SPRAAK
|
The Wall Street Journal test suite has been one of the most widely used speech recognition benchmarks since the early 90's. This demo suite contains a configuration for training a state-of-the-art HMM based system for the WSJ benchmark. On the popular November 92 non-verbalized punctuation test set using a trigram language model an error rate of less than 8% is obtained.
This tutorial is not written for first time users of SPRAAK and/or speech recognition. We advise first time users to go through the TIMIT tutorials first, as these introduce individual components and concepts of the SPRAAK package step by step. This tutorial assumes an understanding of the concepts underlying a large vocabulary speech recognition system. Experienced speech recognition researchers may give it a try to start here and dig further in the general manual pages or read selected pages from the TIMIT tutorials when needed.

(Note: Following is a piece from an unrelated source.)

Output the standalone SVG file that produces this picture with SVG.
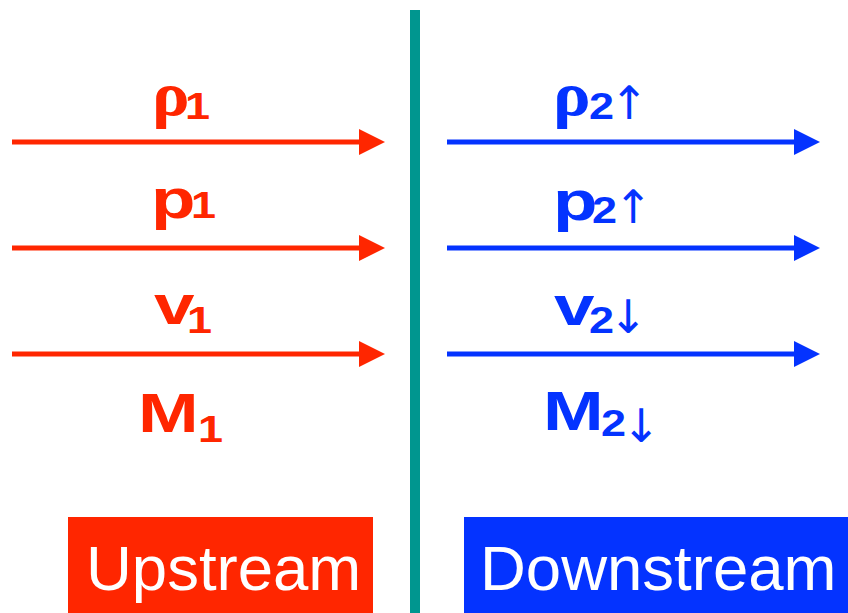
<svg xmlns="http://www.w3.org/2000/svg" width="848" height="613" viewBox="0 0 848 613">
  <defs>
    <marker id="headRed" markerUnits="userSpaceOnUse" markerWidth="26" markerHeight="26" refX="0" refY="13" orient="auto" viewBox="0 0 26 26">
      <path d="M0,0 L26,13 L0,26 Z" fill="#ff2600"/>
    </marker>
    <marker id="headBlue" markerUnits="userSpaceOnUse" markerWidth="26" markerHeight="26" refX="0" refY="13" orient="auto" viewBox="0 0 26 26">
      <path d="M0,0 L26,13 L0,26 Z" fill="#0433ff"/>
    </marker>
  </defs>
  <style>
    .lbl { font-family: "Liberation Sans", Arial, sans-serif; font-weight: bold; }
    .greek { font-family: "Liberation Serif", "Times New Roman", serif; font-weight: bold; font-size: 64px; }
    .main { font-size: 56px; }
    .sub { font-size: 36px; }
    .arr { font-family: "DejaVu Sans", sans-serif; font-size: 46px; }
    .red { fill: #ff2600; }
    .blue { fill: #0433ff; }
    .box { font-family: "Liberation Sans", Arial, sans-serif; font-size: 63.5px; fill: #ffffff; }
    .lineRed { stroke: #ff2600; stroke-width: 5; fill: none; }
    .lineBlue { stroke: #0433ff; stroke-width: 5; fill: none; }
  </style>
  <rect width="848" height="613" fill="#ffffff"/>

  <!-- shock front -->
  <g id="shock">
    <rect x="410" y="10" width="10" height="603" fill="#00968f"/>
  </g>

  <!-- flow arrows -->
  <g id="connectors">
    <line class="lineRed" x1="12" y1="142" x2="359" y2="142" marker-end="url(#headRed)"/>
    <line class="lineRed" x1="12" y1="248" x2="359" y2="248" marker-end="url(#headRed)"/>
    <line class="lineRed" x1="12" y1="354" x2="359" y2="354" marker-end="url(#headRed)"/>
    <line class="lineBlue" x1="447" y1="142" x2="794" y2="142" marker-end="url(#headBlue)"/>
    <line class="lineBlue" x1="447" y1="248" x2="794" y2="248" marker-end="url(#headBlue)"/>
    <line class="lineBlue" x1="447" y1="354" x2="794" y2="354" marker-end="url(#headBlue)"/>
  </g>

  <!-- upstream quantities -->
  <g id="rho1" class="red">
    <text class="greek" transform="translate(152,115) scale(1.1,1)">ρ</text>
    <text class="lbl sub" transform="translate(185,119) scale(1.25,1)">1</text>
  </g>
  <g id="p1" class="red">
    <text class="lbl main" transform="translate(151,218) scale(1.3,1)">p</text>
    <text class="lbl sub" transform="translate(191,218) scale(1.25,1)">1</text>
  </g>
  <g id="v1" class="red">
    <text class="lbl main" transform="translate(154,324) scale(1.3,1)">v</text>
    <text class="lbl sub" transform="translate(187,333) scale(1.25,1)">1</text>
  </g>
  <g id="M1" class="red">
    <text class="lbl main" transform="translate(138,432) scale(1.3,1)">M</text>
    <text class="lbl sub" transform="translate(198,442) scale(1.25,1)">1</text>
  </g>

  <!-- downstream quantities -->
  <g id="rho2" class="blue">
    <text class="greek" transform="translate(553,115) scale(1.1,1)">ρ</text>
    <text class="lbl sub" transform="translate(589,119) scale(1.25,1)">2</text>
    <text class="arr" x="610" y="119">↑</text>
  </g>
  <g id="p2" class="blue">
    <text class="lbl main" transform="translate(553,220) scale(1.3,1)">p</text>
    <text class="lbl sub" transform="translate(592,223) scale(1.25,1)">2</text>
    <text class="arr" x="614" y="223">↑</text>
  </g>
  <g id="v2" class="blue">
    <text class="lbl main" transform="translate(554,325) scale(1.3,1)">v</text>
    <text class="lbl sub" transform="translate(589,333) scale(1.25,1)">2</text>
    <text class="arr" x="609" y="333">↓</text>
  </g>
  <g id="M2" class="blue">
    <text class="lbl main" transform="translate(543,430) scale(1.3,1)">M</text>
    <text class="lbl sub" transform="translate(601,436) scale(1.25,1)">2</text>
    <text class="arr" x="622" y="442">↓</text>
  </g>

  <!-- region tags -->
  <g id="upstream">
    <rect x="68" y="517" width="305" height="96" fill="#ff2600"/>
    <text class="box" x="86" y="590">Upstream</text>
  </g>
  <g id="downstream">
    <rect x="464" y="517" width="384" height="96" fill="#0433ff"/>
    <text class="box" x="480" y="590">Downstream</text>
  </g>
</svg>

This tutorial shows all the steps in creating and evaluating a large vocabulary systen, including: – getting all the required resources in place and in the right format – training an acoustic model – preparing a language model – evaulating and fine tuning the final system
The WSJ benchmark was established in the early 90's as a means of driving the development and establishing a uniform evaluating methodology for large vocabulary speech recognition. The benchmark has mainly been used to evaluate the progress in acoustic modeling. While it is a popular and useful benchmark, one should also understand it's limitations. The "read speech" and "high quality recordings" properties make that these results or a system trained with only this data are not representative for real life applications.